▶ [OBJECTIVE]:
Skip pictures in the listing below; copy exactly the lines from the one with "Output the Python" through the one with "fig = go.Figure()", inclusive.

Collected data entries
::::::
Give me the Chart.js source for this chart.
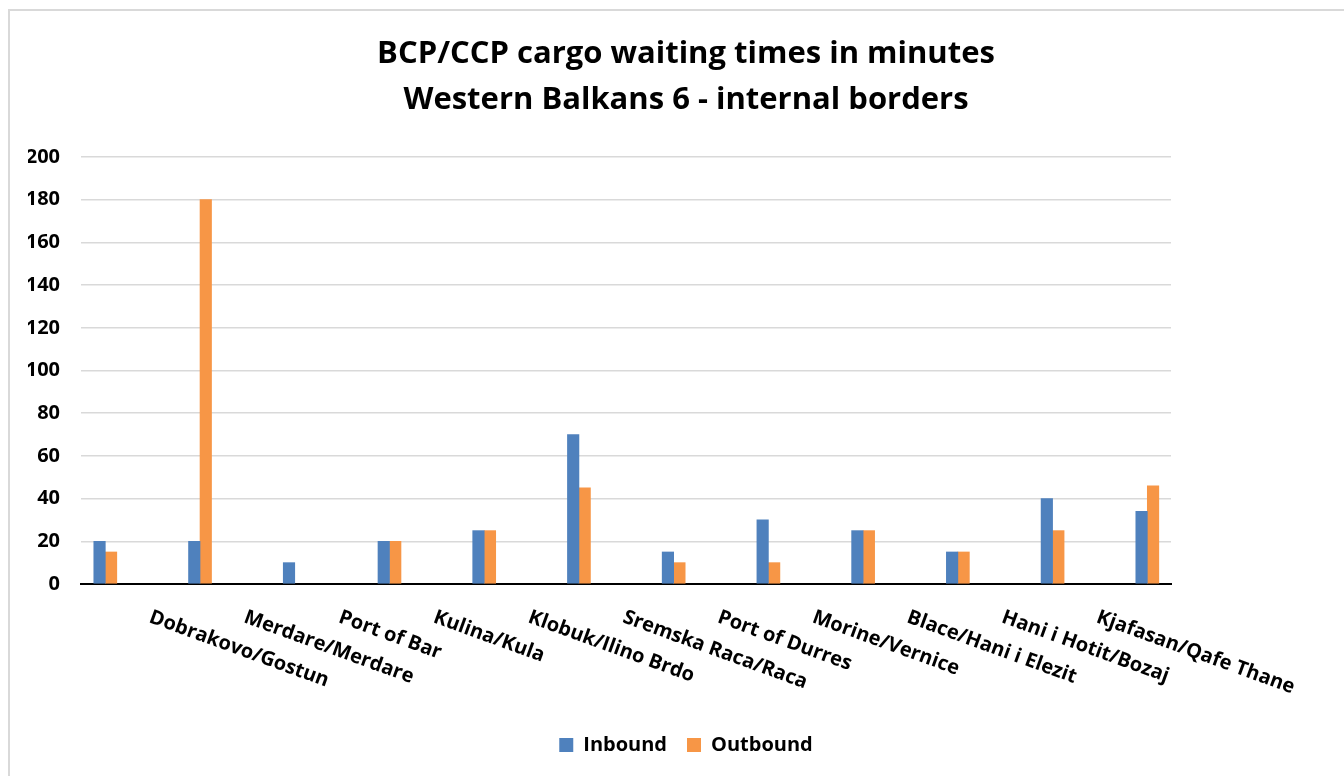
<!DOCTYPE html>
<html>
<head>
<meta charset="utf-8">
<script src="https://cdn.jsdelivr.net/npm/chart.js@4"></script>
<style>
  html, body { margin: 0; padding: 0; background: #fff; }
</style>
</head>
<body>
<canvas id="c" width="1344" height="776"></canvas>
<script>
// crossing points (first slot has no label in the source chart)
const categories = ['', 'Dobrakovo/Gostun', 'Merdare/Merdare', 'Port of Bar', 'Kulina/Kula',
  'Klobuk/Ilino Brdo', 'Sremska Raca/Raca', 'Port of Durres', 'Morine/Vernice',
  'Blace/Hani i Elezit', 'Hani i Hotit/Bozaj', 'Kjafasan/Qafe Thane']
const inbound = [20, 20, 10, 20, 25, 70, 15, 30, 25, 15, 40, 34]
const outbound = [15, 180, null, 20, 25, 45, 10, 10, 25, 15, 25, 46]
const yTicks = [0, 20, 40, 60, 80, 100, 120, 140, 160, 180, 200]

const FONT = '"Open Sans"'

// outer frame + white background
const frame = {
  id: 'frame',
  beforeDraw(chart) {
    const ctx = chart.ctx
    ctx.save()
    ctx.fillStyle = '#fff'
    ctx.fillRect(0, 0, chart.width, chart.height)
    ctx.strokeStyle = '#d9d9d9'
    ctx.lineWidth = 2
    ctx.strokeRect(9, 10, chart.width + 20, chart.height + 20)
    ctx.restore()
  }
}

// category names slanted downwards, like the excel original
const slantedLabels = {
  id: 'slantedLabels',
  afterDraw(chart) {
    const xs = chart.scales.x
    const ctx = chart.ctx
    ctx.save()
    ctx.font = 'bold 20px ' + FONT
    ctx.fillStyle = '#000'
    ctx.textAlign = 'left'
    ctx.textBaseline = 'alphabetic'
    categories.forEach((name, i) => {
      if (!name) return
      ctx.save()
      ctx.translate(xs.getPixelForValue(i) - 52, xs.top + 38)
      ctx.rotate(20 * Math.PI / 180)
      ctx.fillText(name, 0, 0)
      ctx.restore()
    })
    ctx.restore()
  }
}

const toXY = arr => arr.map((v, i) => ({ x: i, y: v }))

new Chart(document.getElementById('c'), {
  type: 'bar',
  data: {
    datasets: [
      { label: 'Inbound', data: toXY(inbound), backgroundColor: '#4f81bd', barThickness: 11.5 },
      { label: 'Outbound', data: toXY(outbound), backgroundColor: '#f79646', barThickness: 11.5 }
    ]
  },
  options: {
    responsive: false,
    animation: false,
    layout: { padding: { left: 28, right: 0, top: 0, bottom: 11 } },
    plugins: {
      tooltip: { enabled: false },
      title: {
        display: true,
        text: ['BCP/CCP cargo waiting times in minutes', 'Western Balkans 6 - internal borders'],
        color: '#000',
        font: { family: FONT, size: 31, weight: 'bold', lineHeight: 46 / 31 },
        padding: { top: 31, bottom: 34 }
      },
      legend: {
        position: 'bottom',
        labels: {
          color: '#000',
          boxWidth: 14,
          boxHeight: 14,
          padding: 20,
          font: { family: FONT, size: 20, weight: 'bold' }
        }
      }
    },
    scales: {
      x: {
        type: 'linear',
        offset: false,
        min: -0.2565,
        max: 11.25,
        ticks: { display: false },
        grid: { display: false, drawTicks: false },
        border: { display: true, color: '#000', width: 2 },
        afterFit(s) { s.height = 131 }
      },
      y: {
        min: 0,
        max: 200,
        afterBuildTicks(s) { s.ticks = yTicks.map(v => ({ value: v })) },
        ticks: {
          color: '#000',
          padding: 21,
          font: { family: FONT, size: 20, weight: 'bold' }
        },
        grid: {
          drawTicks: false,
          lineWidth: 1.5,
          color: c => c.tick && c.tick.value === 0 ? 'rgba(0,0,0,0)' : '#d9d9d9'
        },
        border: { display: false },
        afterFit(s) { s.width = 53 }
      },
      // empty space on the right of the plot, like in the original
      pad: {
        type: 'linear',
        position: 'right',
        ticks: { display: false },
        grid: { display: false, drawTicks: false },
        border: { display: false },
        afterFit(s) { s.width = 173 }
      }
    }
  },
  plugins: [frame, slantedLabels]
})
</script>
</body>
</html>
::::::
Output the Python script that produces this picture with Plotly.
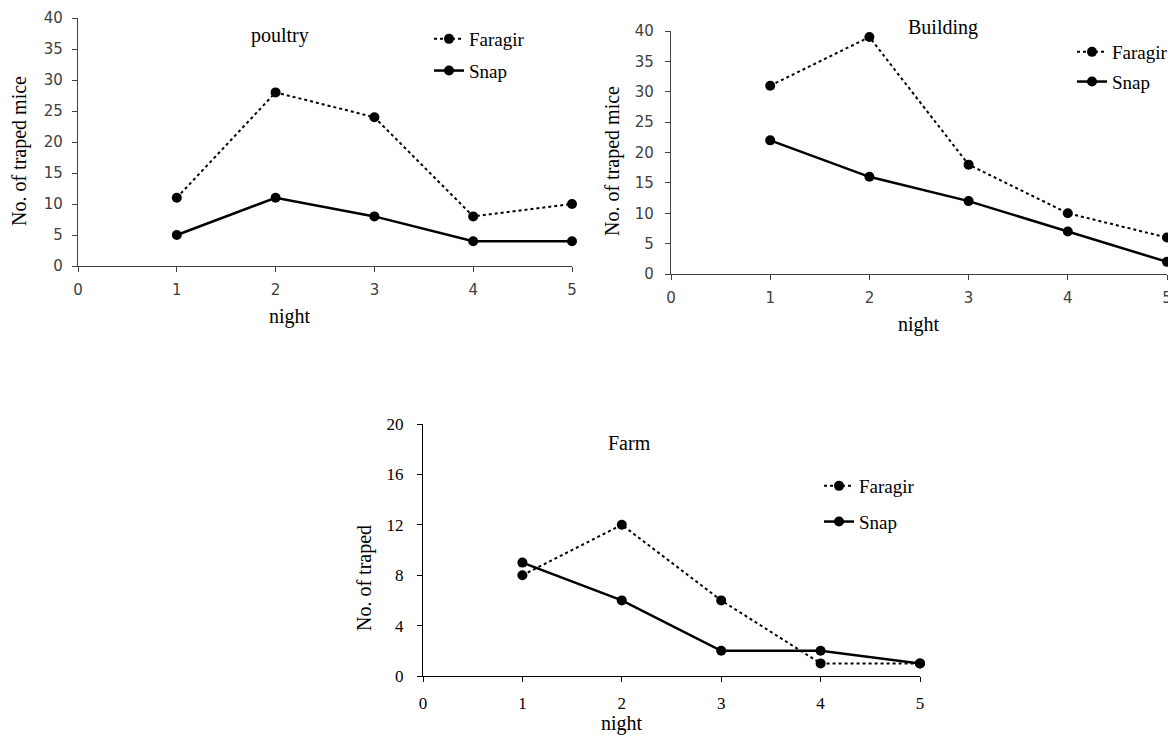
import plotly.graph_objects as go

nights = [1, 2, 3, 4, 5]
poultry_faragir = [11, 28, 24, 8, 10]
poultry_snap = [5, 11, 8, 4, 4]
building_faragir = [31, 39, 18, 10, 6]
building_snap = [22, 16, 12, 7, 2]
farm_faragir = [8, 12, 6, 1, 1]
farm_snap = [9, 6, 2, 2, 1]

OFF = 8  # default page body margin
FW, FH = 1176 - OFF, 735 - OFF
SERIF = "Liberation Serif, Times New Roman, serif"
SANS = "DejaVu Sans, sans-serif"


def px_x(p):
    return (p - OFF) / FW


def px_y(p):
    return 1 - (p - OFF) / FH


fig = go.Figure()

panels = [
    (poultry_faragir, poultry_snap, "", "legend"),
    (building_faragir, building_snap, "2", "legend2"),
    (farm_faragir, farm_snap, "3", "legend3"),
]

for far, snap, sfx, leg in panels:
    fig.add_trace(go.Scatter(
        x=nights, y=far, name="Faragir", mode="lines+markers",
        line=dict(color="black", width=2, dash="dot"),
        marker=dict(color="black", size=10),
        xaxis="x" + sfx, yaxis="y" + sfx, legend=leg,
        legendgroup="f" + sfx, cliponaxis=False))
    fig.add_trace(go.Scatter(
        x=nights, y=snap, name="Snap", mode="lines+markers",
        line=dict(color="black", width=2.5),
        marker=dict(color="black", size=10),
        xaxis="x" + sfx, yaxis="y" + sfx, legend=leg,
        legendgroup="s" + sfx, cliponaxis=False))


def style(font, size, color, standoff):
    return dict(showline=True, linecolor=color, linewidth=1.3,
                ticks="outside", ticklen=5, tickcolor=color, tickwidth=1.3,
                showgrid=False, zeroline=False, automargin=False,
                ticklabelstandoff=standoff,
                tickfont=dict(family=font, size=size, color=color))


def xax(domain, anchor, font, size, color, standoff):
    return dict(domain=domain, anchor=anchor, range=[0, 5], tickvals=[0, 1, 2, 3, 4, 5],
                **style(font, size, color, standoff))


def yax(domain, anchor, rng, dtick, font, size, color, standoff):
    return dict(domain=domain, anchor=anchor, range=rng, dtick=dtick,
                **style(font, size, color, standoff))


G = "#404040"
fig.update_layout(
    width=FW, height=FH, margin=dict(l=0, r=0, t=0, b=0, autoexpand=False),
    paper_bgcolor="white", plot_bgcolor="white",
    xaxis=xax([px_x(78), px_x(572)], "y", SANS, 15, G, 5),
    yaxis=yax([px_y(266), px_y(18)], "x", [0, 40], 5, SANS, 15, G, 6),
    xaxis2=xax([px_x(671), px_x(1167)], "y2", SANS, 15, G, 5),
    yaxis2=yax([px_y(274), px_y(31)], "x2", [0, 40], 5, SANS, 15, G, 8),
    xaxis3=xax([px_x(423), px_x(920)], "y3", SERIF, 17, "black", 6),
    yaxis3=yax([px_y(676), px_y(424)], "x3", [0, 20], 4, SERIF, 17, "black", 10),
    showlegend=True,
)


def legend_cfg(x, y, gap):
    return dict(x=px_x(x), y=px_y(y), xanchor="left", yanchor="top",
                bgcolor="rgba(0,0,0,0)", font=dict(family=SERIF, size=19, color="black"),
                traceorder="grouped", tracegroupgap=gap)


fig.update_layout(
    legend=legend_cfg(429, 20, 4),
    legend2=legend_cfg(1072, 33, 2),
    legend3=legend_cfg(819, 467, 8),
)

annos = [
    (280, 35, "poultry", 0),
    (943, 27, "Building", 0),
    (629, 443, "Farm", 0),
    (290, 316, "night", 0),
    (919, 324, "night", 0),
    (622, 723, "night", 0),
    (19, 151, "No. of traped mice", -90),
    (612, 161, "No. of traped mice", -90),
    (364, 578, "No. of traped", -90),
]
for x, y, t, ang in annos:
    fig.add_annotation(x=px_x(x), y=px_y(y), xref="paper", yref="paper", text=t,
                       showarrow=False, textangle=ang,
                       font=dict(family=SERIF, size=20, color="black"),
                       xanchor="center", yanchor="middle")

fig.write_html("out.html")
::::::
▶ [SOLUTION TO THE PROBLEM]:
Output the Python script that produces this picture with Plotly.
import plotly.graph_objects as go

nights = [1, 2, 3, 4, 5]
poultry_faragir = [11, 28, 24, 8, 10]
poultry_snap = [5, 11, 8, 4, 4]
building_faragir = [31, 39, 18, 10, 6]
building_snap = [22, 16, 12, 7, 2]
farm_faragir = [8, 12, 6, 1, 1]
farm_snap = [9, 6, 2, 2, 1]

OFF = 8  # default page body margin
FW, FH = 1176 - OFF, 735 - OFF
SERIF = "Liberation Serif, Times New Roman, serif"
SANS = "DejaVu Sans, sans-serif"


def px_x(p):
    return (p - OFF) / FW


def px_y(p):
    return 1 - (p - OFF) / FH


fig = go.Figure()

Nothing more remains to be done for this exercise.